=== Data provided ===

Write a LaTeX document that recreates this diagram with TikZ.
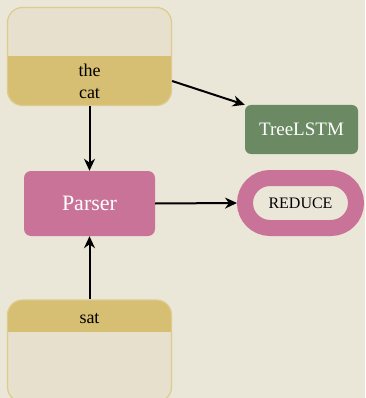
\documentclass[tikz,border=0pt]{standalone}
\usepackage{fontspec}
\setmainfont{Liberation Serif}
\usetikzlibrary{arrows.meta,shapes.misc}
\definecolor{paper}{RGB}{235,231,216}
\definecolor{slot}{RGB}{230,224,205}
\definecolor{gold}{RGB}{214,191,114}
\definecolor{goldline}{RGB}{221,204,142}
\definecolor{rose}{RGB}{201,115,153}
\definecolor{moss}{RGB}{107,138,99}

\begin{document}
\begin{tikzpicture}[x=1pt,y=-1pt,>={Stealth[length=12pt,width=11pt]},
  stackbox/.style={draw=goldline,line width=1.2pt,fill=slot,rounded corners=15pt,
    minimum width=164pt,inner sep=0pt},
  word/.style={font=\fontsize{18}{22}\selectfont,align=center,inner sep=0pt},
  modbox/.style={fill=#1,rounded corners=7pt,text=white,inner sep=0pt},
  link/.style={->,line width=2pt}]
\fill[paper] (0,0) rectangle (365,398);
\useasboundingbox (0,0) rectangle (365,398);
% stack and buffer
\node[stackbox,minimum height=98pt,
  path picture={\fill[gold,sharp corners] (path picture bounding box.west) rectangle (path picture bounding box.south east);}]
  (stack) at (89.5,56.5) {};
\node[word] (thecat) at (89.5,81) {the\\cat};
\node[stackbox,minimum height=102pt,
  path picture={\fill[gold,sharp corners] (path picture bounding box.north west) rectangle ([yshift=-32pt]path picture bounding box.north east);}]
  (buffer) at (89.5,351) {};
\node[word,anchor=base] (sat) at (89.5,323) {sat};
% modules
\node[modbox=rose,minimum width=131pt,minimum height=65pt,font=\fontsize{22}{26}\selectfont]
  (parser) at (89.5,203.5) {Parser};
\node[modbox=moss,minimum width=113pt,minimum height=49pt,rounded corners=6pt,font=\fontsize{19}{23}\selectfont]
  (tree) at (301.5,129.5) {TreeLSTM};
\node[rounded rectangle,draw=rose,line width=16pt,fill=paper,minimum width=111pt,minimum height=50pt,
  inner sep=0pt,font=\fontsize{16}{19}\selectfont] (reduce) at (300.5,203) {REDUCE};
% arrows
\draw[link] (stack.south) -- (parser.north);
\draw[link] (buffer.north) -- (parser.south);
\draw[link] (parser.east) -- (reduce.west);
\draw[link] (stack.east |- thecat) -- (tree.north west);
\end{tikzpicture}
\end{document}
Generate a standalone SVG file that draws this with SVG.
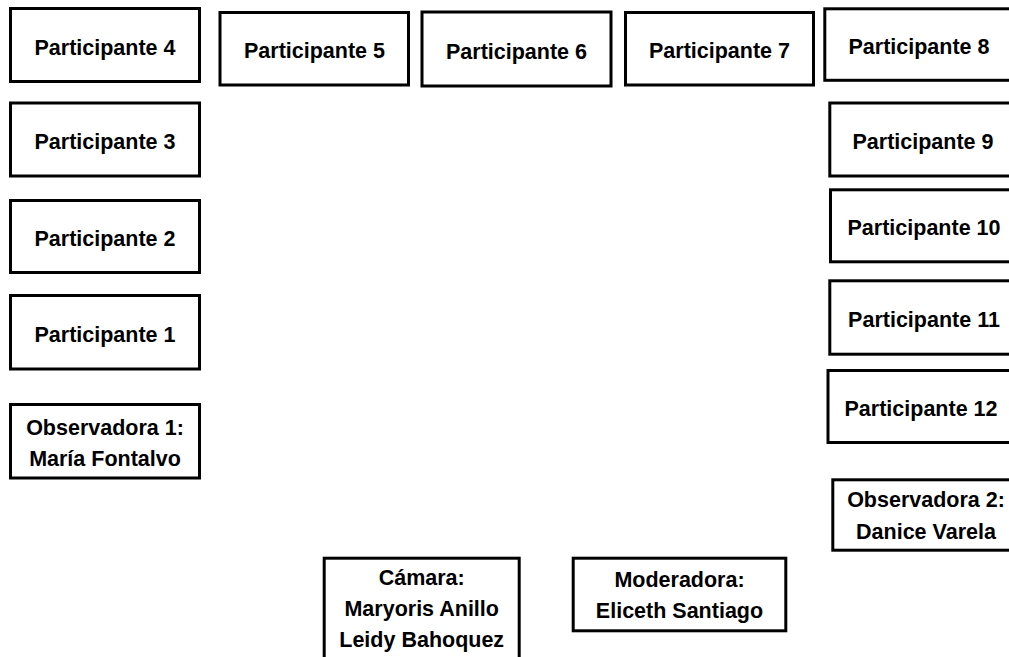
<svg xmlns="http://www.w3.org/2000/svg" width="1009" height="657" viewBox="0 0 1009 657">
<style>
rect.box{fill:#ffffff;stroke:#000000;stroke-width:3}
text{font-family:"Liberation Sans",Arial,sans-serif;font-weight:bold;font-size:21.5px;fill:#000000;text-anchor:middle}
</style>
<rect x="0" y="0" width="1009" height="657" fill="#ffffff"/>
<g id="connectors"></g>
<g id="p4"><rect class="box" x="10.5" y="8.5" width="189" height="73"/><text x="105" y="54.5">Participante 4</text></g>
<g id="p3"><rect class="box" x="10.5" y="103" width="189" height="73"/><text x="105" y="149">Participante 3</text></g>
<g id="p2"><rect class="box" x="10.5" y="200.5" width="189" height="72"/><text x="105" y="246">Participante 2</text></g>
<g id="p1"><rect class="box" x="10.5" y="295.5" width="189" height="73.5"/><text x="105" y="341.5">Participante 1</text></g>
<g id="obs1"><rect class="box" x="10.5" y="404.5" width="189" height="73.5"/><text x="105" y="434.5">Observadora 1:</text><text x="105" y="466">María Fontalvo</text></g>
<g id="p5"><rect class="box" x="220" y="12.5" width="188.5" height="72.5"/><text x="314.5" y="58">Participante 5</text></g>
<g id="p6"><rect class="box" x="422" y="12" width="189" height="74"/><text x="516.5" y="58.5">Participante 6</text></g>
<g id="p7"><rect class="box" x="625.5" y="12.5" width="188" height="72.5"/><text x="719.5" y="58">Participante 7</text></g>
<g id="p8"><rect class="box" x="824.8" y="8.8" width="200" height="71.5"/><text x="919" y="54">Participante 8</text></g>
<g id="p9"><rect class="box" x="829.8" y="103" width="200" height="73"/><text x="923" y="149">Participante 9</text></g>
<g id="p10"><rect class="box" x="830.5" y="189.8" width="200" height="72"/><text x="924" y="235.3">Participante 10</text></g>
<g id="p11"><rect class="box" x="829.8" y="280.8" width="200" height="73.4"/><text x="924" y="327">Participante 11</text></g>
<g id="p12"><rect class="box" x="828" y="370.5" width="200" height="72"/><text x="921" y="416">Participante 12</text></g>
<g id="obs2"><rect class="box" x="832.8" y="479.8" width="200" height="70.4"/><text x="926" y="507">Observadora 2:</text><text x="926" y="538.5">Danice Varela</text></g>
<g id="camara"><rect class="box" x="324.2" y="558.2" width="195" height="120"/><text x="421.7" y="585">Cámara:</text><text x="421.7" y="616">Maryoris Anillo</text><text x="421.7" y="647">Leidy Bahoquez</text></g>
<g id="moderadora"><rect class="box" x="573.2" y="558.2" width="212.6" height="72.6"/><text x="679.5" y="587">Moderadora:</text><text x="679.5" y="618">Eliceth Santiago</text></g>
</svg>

===

> What to do: Say how many lines of the listing above contain "standalone", with no other words.

> Response below: 2